> _What the exercise asks_: Word for word, quote all of the material, omitting the pictures.

> _Information supplied_:
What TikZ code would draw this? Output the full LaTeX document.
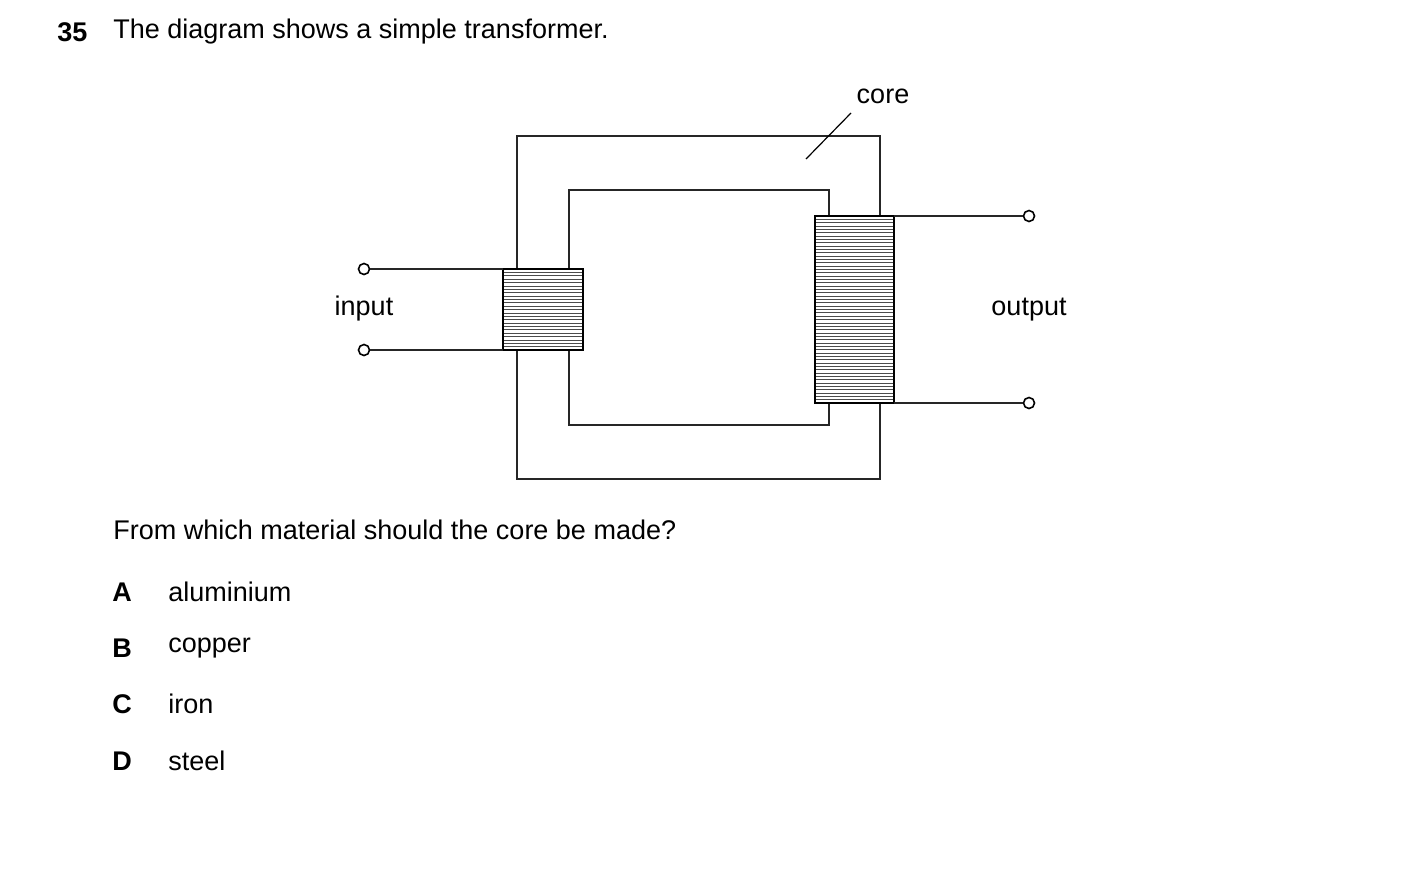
\documentclass[tikz,border=0pt]{standalone}
\usepackage{fontspec}
\setmainfont{Liberation Sans}
\begin{document}
\begin{tikzpicture}[x=0.5pt,y=-0.5pt,
  wire/.style={line width=1.1pt,black!85},
  term/.style={circle,draw,line width=0.8pt,inner sep=0pt,minimum size=5.5pt,fill=white},
  txt/.style={font=\fontsize{13.5pt}{16pt}\selectfont,inner sep=0pt},
  coil/.style={draw,line width=1.1pt,fill=white}]
\useasboundingbox (0,0) rectangle (1403,869);
\node[txt,font=\fontsize{13.5pt}{16pt}\selectfont\bfseries,anchor=west] (num) at (57,32) {35};
\node[txt,anchor=west] (title) at (113,32) {The diagram shows a simple transformer.};
% core
\draw[wire] (517,136) rectangle (880,479);
\draw[wire] (569,190) rectangle (829,425);
% coils
\draw[coil] (503,269) rectangle (583,350);
\foreach \i in {1,...,23} \draw[line width=0.35pt,black!70] (504,{269+\i*81/24}) -- (582,{269+\i*81/24});
\draw[coil] (815,216) rectangle (894,403);
\foreach \i in {1,...,55} \draw[line width=0.35pt,black!70] (816,{216+\i*187/56}) -- (893,{216+\i*187/56});
\coordinate (c1) at (503,269); \coordinate (c2) at (503,350);
\coordinate (c3) at (894,216); \coordinate (c4) at (894,403);
\node[term] (i1) at (364,269) {};
\node[term] (i2) at (364,350) {};
\node[term] (o1) at (1029,216) {};
\node[term] (o2) at (1029,403) {};
\draw[wire] (i1) -- (c1); \draw[wire] (i2) -- (c2);
\draw[wire] (c3) -- (o1); \draw[wire] (c4) -- (o2);
\node[txt] (inl) at (364,309) {input};
\node[txt] (outl) at (1029,310) {output};
\node[txt] (corel) at (883,96) {core};
\coordinate (cp1) at (851,113); \coordinate (cp2) at (806,159);
\draw[line width=0.6pt] (cp1) -- (cp2);
\node[txt,anchor=west] (q) at (113,530) {From which material should the core be made?};
\foreach \y/\l/\t in {592/A/aluminium,648/B/copper,704/C/iron,761/D/steel}{
  \node[txt,font=\fontsize{13.5pt}{16pt}\selectfont\bfseries] (L\l) at (122,\y) {\l};
  \node[txt,anchor=west] (T\l) at (168,\y) {\t};
}
\end{tikzpicture}
\end{document}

> _Solution to this problem_:
What TikZ code would draw this? Output the full LaTeX document.
\documentclass[tikz,border=0pt]{standalone}
\usepackage{fontspec}
\setmainfont{Liberation Sans}
\begin{document}
\begin{tikzpicture}[x=0.5pt,y=-0.5pt,
  wire/.style={line width=1.1pt,black!85},
  term/.style={circle,draw,line width=0.8pt,inner sep=0pt,minimum size=5.5pt,fill=white},
  txt/.style={font=\fontsize{13.5pt}{16pt}\selectfont,inner sep=0pt},
  coil/.style={draw,line width=1.1pt,fill=white}]
\useasboundingbox (0,0) rectangle (1403,869);
\node[txt,font=\fontsize{13.5pt}{16pt}\selectfont\bfseries,anchor=west] (num) at (57,32) {35};
\node[txt,anchor=west] (title) at (113,32) {The diagram shows a simple transformer.};
% core
\draw[wire] (517,136) rectangle (880,479);
\draw[wire] (569,190) rectangle (829,425);
% coils
\draw[coil] (503,269) rectangle (583,350);
\foreach \i in {1,...,23} \draw[line width=0.35pt,black!70] (504,{269+\i*81/24}) -- (582,{269+\i*81/24});
\draw[coil] (815,216) rectangle (894,403);
\foreach \i in {1,...,55} \draw[line width=0.35pt,black!70] (816,{216+\i*187/56}) -- (893,{216+\i*187/56});
\coordinate (c1) at (503,269); \coordinate (c2) at (503,350);
\coordinate (c3) at (894,216); \coordinate (c4) at (894,403);
\node[term] (i1) at (364,269) {};
\node[term] (i2) at (364,350) {};
\node[term] (o1) at (1029,216) {};
\node[term] (o2) at (1029,403) {};
\draw[wire] (i1) -- (c1); \draw[wire] (i2) -- (c2);
\draw[wire] (c3) -- (o1); \draw[wire] (c4) -- (o2);
\node[txt] (inl) at (364,309) {input};
\node[txt] (outl) at (1029,310) {output};
\node[txt] (corel) at (883,96) {core};
\coordinate (cp1) at (851,113); \coordinate (cp2) at (806,159);
\draw[line width=0.6pt] (cp1) -- (cp2);
\node[txt,anchor=west] (q) at (113,530) {From which material should the core be made?};
\foreach \y/\l/\t in {592/A/aluminium,648/B/copper,704/C/iron,761/D/steel}{
  \node[txt,font=\fontsize{13.5pt}{16pt}\selectfont\bfseries] (L\l) at (122,\y) {\l};
  \node[txt,anchor=west] (T\l) at (168,\y) {\t};
}
\end{tikzpicture}
\end{document}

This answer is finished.